» Dataset excerpts
>> START

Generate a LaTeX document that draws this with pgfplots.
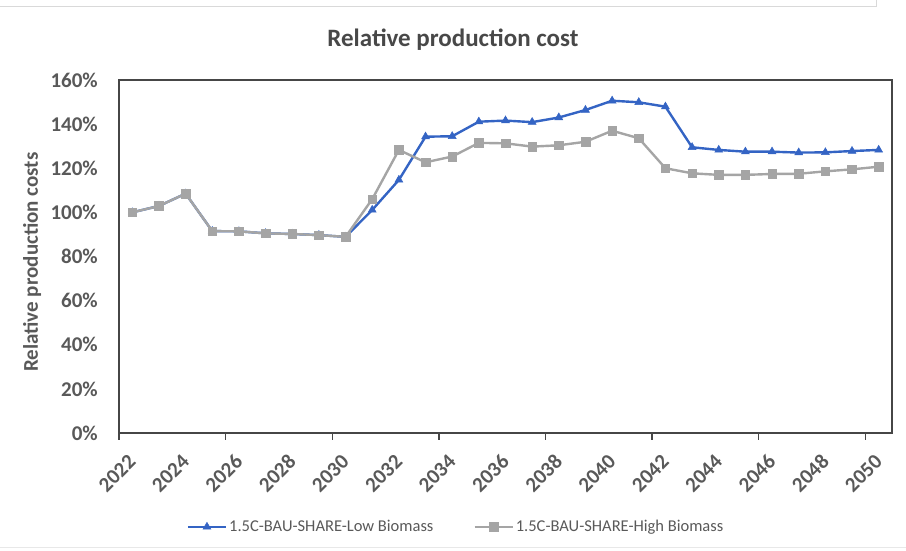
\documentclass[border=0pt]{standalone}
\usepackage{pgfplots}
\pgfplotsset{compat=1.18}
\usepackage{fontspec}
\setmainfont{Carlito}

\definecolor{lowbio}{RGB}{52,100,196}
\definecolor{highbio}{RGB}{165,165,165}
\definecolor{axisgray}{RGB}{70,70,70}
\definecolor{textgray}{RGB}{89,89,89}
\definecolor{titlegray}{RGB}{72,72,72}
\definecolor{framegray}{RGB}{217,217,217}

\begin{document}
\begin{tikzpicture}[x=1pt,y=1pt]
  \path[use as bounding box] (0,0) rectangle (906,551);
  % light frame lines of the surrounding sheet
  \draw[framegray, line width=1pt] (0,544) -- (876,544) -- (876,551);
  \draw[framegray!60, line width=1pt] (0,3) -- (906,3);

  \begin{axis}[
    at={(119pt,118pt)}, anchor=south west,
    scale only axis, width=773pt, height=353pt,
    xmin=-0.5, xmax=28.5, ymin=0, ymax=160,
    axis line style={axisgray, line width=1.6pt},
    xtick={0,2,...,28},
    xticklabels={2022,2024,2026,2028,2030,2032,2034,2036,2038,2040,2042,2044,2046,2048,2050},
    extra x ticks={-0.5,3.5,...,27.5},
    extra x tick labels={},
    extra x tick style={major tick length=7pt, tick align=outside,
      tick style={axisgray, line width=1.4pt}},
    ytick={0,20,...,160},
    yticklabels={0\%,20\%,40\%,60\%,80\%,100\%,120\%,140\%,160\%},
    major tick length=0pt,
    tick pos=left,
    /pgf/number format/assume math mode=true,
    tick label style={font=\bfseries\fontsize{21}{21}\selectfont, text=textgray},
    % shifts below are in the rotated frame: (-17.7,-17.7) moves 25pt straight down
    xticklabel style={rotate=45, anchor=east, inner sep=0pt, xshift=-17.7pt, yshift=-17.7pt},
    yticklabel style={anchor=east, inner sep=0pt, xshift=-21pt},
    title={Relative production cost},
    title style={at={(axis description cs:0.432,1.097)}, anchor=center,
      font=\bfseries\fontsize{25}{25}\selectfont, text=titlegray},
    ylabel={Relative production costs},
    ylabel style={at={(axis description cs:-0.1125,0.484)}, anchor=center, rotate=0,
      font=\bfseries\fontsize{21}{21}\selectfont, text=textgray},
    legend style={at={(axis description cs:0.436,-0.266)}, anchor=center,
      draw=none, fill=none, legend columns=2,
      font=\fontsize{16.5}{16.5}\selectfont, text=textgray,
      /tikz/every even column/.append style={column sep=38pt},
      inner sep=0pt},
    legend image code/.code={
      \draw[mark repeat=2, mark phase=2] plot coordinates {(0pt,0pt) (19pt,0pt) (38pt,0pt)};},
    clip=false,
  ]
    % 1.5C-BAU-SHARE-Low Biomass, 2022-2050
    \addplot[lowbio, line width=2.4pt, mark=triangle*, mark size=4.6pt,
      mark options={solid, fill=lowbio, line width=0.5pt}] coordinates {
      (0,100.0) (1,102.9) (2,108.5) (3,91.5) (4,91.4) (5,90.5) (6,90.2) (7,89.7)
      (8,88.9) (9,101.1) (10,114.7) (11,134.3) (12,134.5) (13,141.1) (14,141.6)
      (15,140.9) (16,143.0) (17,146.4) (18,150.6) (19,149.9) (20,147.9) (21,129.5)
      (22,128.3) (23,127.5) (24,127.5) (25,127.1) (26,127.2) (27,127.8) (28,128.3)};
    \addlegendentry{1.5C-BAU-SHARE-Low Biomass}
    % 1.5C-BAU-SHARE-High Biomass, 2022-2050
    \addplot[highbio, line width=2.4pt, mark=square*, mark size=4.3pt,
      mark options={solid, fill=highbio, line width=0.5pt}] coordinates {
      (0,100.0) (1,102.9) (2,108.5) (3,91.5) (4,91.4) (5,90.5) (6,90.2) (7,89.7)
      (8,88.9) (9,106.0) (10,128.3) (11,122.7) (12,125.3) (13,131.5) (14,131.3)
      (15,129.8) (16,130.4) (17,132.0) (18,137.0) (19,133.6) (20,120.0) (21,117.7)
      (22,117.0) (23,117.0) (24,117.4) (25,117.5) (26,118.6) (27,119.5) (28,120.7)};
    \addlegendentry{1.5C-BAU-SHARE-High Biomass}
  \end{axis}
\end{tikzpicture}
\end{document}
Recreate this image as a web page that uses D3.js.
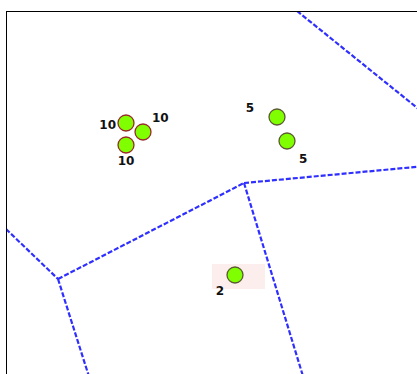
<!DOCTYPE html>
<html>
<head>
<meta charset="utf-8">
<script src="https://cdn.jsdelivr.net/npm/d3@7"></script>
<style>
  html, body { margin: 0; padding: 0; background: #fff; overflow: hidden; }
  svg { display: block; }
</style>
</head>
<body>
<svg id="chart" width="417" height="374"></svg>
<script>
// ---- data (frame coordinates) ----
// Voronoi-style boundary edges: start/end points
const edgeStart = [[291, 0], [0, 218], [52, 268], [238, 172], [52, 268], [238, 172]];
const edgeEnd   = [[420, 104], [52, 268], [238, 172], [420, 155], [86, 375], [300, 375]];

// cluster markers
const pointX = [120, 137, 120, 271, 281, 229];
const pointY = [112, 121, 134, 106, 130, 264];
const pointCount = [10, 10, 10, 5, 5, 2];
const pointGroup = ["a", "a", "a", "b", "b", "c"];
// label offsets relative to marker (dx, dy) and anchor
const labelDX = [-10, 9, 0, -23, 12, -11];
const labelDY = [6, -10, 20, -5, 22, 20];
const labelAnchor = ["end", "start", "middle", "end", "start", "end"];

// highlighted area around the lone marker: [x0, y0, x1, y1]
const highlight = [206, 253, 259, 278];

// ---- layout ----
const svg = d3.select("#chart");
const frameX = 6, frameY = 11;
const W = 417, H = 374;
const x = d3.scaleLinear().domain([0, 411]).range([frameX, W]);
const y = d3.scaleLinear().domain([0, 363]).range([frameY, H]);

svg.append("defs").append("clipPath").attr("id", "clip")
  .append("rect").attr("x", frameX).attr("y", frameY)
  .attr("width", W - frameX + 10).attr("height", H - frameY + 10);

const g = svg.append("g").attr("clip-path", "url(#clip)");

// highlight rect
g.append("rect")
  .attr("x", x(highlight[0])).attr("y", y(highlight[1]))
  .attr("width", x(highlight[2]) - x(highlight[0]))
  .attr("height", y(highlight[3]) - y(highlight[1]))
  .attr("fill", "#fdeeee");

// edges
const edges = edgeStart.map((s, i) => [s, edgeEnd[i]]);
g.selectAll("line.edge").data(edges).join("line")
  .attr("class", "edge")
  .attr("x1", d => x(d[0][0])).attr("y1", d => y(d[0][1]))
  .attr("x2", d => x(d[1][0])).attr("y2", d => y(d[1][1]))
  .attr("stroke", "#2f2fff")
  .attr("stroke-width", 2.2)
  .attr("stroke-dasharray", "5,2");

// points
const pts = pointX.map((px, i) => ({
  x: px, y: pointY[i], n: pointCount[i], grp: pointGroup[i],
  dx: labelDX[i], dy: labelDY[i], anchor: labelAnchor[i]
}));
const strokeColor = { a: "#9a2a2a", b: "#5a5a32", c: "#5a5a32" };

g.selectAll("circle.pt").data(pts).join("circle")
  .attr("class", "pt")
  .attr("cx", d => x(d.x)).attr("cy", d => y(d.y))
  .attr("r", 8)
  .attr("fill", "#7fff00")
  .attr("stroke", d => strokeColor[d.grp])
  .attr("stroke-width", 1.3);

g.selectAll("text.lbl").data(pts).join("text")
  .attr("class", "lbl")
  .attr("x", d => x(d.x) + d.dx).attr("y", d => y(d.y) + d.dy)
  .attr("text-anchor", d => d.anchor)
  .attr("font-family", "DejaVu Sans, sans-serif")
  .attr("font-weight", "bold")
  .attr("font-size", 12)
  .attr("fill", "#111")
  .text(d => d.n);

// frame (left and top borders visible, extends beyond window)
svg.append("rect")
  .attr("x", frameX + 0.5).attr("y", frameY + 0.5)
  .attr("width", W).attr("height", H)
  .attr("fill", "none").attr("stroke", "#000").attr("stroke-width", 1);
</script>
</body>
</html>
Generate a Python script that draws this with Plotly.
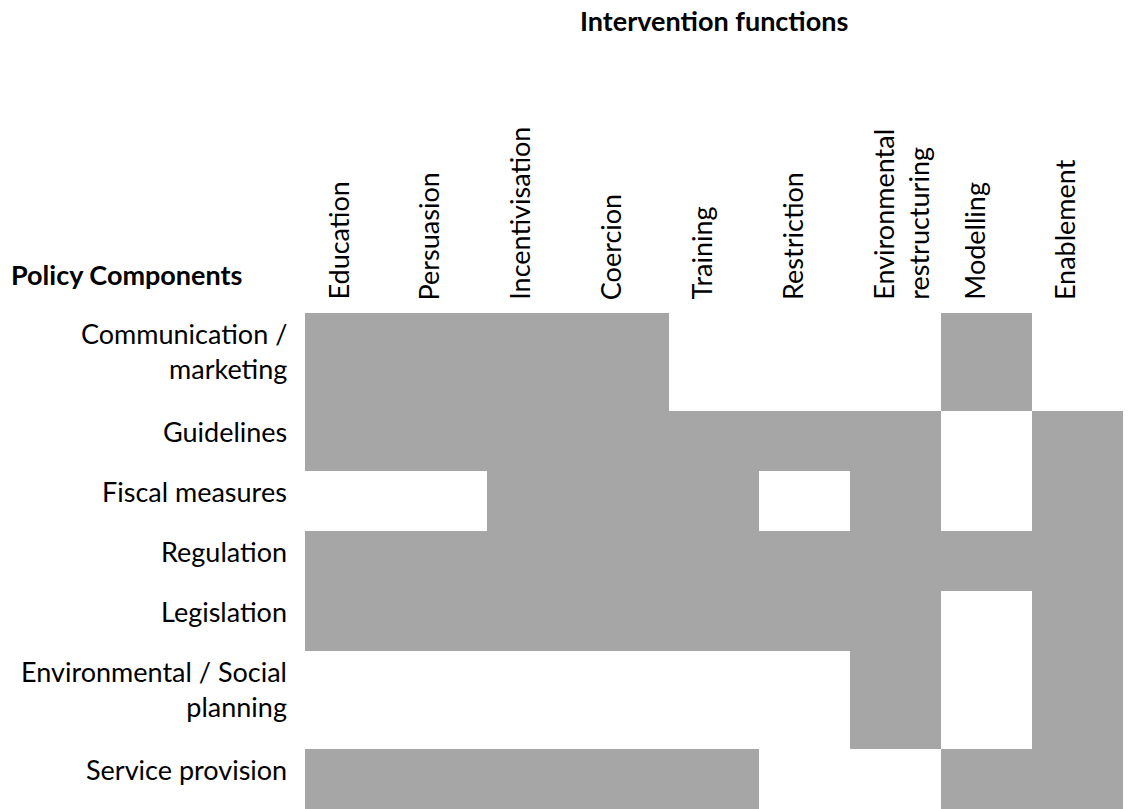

>> END

» Requirements
The copy should hold exactly the lines from the line with "Recreate this image" to the line with "375], [300, 375]];", both ends in, set down without any pictures and with nothing added.

» Full solution
Recreate this image as a web page that uses D3.js.
<!DOCTYPE html>
<html>
<head>
<meta charset="utf-8">
<script src="https://cdn.jsdelivr.net/npm/d3@7"></script>
<style>
  html, body { margin: 0; padding: 0; background: #fff; overflow: hidden; }
  svg { display: block; }
</style>
</head>
<body>
<svg id="chart" width="417" height="374"></svg>
<script>
// ---- data (frame coordinates) ----
// Voronoi-style boundary edges: start/end points
const edgeStart = [[291, 0], [0, 218], [52, 268], [238, 172], [52, 268], [238, 172]];
const edgeEnd   = [[420, 104], [52, 268], [238, 172], [420, 155], [86, 375], [300, 375]];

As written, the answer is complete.